#### EXERCISE REQUIREMENTS
Leave the pictures out and quote every line from the start of the listing to the line with "import numpy as np", inclusive.

____ GIVEN INFORMATION

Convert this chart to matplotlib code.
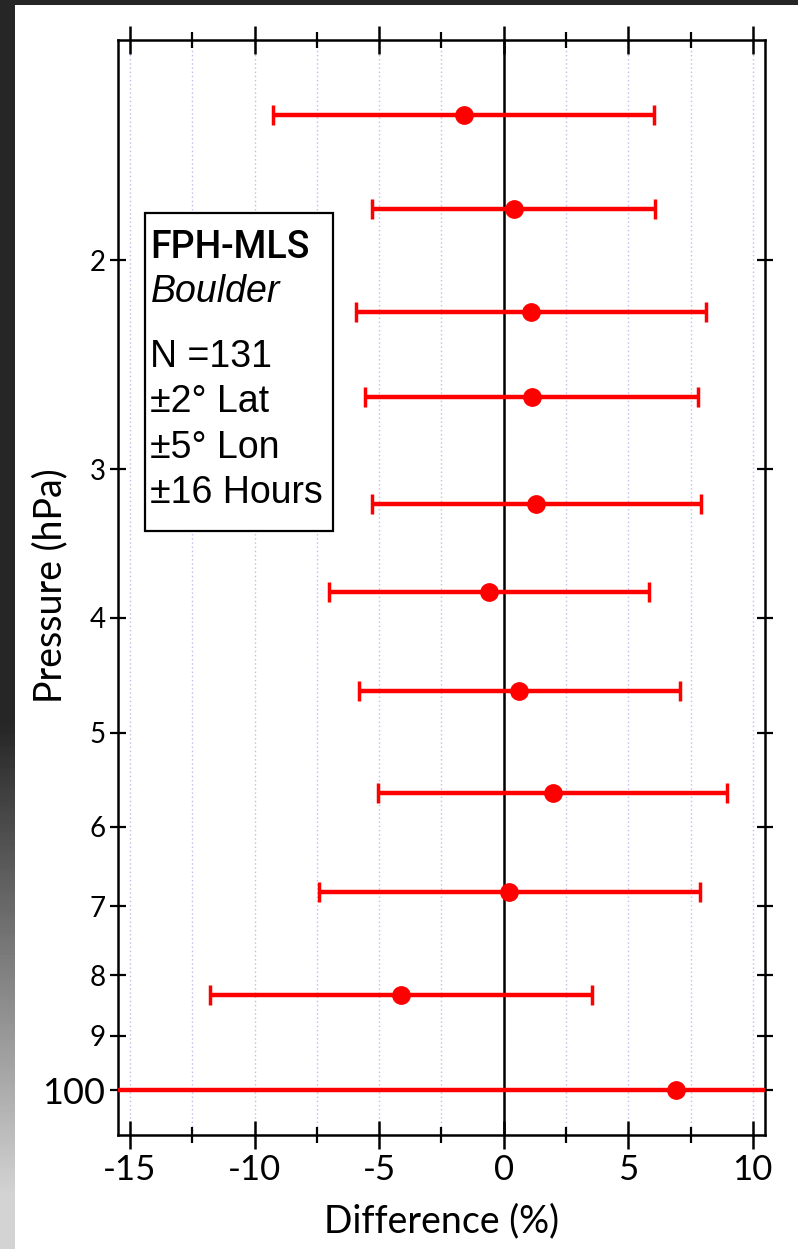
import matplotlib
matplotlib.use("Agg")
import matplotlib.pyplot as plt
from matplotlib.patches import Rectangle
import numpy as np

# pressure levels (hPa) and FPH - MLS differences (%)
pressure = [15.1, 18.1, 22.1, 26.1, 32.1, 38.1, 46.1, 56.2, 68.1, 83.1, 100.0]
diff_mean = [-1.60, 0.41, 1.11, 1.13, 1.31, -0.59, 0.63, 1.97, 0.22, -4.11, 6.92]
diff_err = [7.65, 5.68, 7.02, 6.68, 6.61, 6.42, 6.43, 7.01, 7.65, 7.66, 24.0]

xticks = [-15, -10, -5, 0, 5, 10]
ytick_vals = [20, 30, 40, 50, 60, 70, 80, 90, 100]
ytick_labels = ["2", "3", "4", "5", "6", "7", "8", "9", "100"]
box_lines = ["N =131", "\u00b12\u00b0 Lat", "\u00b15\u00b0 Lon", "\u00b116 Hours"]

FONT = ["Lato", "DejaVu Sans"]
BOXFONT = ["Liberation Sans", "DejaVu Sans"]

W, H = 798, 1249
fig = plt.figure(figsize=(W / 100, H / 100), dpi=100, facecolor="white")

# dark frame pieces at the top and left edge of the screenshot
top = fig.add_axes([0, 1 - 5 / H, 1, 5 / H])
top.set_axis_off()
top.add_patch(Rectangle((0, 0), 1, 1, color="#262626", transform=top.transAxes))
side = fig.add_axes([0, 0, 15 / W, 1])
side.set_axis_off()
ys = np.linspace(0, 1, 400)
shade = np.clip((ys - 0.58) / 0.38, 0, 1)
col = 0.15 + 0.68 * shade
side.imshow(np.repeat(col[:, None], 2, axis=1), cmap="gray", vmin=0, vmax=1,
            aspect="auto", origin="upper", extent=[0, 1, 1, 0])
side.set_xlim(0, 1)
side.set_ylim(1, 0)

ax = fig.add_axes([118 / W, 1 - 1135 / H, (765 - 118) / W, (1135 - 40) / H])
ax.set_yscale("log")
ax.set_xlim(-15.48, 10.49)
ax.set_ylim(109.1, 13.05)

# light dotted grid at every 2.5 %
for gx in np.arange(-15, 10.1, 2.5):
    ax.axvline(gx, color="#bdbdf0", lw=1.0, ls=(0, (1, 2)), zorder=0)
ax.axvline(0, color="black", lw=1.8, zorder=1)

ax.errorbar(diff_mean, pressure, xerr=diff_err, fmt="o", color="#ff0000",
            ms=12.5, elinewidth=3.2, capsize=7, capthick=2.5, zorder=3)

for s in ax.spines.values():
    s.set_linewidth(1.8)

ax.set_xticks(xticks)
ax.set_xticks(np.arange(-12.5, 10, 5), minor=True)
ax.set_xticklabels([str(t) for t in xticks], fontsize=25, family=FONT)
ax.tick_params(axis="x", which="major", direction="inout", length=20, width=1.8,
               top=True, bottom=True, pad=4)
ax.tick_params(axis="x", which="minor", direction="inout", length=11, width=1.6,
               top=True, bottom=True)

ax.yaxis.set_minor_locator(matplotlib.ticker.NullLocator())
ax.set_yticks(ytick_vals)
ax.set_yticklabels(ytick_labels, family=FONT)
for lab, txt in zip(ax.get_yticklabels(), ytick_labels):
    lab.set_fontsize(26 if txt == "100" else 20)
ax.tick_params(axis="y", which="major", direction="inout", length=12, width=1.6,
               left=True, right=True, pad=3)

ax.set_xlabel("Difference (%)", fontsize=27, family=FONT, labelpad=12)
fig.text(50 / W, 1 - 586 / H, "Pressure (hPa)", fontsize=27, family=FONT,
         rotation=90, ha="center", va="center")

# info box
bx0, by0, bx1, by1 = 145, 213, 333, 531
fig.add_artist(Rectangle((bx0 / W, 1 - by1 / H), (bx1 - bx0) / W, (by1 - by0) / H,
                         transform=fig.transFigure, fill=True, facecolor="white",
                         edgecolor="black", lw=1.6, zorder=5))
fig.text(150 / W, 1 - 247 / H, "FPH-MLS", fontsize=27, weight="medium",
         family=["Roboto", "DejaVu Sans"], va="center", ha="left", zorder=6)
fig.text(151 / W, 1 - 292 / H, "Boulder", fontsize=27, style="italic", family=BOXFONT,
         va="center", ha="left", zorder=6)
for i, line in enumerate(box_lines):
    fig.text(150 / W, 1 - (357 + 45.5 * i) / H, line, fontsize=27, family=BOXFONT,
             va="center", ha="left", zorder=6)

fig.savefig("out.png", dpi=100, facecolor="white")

________

#### EXERCISE RESULT
Convert this chart to matplotlib code.
import matplotlib
matplotlib.use("Agg")
import matplotlib.pyplot as plt
from matplotlib.patches import Rectangle
import numpy as np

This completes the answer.